Sanctions keep the damage in place
The Siemens units remain under sanctions and out of proper service, and Russia is already planning new generators to cover a forecast Crimean deficit, turning to Russian and Iranian turbines because Western parts are out of reach, according to Global Energy Monitor.
The Tavrida plant will burn the same gas piped from the mainland.
Russian state media says a new block at the Tavrida plant will make it the most powerful in Crimea. It will burn the same gas piped from the mainland—more generation hung on the very supply the strikes can choke.
Even occupation officials concede the peninsula could face chronic electricity shortages by 2031, Euromaidan Press reported in December. Each strike lands on a grid that cannot be quickly or fully rebuilt.

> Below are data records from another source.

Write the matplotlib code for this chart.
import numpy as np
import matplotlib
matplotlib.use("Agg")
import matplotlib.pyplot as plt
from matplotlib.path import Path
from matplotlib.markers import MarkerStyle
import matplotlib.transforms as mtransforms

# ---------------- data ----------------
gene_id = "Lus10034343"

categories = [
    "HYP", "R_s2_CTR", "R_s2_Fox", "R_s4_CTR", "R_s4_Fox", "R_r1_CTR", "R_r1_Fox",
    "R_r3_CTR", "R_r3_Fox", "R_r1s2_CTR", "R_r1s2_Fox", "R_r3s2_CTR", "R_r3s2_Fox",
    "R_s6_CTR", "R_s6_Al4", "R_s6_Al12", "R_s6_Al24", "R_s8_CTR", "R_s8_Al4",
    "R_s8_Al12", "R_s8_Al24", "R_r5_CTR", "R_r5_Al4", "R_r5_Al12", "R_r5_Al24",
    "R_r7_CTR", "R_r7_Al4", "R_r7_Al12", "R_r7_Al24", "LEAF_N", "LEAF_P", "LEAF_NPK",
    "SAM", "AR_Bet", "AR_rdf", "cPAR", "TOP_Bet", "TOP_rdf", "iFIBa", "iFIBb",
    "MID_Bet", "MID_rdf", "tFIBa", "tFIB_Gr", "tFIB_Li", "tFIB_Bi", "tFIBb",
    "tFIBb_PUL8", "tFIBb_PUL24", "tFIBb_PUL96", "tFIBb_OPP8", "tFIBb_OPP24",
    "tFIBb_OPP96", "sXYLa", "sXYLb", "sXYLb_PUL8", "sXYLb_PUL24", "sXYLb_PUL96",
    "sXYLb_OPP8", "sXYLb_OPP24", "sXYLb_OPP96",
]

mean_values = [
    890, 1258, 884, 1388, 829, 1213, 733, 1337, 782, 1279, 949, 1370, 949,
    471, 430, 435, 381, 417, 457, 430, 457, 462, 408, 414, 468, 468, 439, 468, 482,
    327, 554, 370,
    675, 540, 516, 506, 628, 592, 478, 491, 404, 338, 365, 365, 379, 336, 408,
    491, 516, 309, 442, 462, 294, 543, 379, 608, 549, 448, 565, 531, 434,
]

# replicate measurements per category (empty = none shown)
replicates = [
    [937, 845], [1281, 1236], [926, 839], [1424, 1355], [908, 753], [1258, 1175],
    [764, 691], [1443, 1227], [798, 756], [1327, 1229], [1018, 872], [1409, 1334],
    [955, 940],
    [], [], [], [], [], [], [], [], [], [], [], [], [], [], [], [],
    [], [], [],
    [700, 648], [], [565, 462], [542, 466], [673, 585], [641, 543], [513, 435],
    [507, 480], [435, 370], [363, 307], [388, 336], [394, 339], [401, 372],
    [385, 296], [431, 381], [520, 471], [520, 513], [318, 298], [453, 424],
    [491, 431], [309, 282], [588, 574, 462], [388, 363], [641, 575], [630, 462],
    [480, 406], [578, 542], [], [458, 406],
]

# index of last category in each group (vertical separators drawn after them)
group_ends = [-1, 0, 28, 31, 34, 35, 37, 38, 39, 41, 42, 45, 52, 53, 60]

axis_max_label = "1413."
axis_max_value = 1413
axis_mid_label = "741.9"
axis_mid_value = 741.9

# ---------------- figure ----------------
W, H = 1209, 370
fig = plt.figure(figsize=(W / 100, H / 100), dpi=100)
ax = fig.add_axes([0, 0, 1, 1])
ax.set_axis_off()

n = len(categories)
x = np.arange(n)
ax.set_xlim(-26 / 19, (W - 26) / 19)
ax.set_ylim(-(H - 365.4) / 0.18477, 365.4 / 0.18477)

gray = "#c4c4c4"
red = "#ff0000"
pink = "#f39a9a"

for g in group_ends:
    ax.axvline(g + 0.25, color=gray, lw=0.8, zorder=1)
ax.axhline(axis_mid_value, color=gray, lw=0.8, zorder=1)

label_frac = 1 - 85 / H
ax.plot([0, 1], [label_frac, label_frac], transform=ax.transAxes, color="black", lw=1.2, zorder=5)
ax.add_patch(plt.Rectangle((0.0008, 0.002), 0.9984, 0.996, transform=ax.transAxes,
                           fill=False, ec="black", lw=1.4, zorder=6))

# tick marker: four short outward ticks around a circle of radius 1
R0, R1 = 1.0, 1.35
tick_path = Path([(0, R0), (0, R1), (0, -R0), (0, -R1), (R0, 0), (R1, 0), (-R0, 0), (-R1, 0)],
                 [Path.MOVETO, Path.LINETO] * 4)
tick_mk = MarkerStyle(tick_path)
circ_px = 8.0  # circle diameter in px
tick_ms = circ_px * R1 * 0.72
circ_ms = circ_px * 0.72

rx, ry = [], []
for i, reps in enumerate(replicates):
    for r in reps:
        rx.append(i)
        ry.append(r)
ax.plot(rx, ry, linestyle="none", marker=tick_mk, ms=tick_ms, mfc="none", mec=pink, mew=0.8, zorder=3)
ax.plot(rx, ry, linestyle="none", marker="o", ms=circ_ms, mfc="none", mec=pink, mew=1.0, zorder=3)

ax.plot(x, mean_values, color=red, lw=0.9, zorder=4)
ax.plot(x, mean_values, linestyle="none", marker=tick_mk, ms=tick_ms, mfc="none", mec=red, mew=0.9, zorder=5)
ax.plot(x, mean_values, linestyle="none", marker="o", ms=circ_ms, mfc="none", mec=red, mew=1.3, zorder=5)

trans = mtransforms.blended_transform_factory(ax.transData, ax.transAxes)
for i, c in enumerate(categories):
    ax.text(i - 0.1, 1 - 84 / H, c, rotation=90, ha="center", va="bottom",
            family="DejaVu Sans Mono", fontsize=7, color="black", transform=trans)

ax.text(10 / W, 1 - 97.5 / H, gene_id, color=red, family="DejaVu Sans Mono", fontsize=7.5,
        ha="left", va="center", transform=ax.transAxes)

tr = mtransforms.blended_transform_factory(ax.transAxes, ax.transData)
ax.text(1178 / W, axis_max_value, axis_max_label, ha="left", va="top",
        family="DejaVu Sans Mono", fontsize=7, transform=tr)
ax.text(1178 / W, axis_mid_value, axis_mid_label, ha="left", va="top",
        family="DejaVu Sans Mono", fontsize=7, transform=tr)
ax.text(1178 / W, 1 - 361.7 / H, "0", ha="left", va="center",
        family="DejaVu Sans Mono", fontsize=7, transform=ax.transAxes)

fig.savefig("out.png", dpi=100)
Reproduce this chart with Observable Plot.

An economy that runs on a season
Crimea’s occupation economy rests on two supports: federal subsidies and the summer tourist season. Now the season is being shut down by decree.
Russian-installed head Sergey Aksyonov announced a halt to all civilian fuel sales from 21 June, then, a day later, he suspended children’s camps and tourist stays for minors until 1 September. A season closed by order hits an economy that leans on it, on top of subsidies Moscow has to keep raising.
The peninsula now rations electricity by the hour and waits on gas and parts.
When Putin opened the two power plants in 2019, the promise was that Crimea could meet almost all of its own power needs. The peninsula now rations electricity by the hour and waits on gas and parts it cannot guarantee.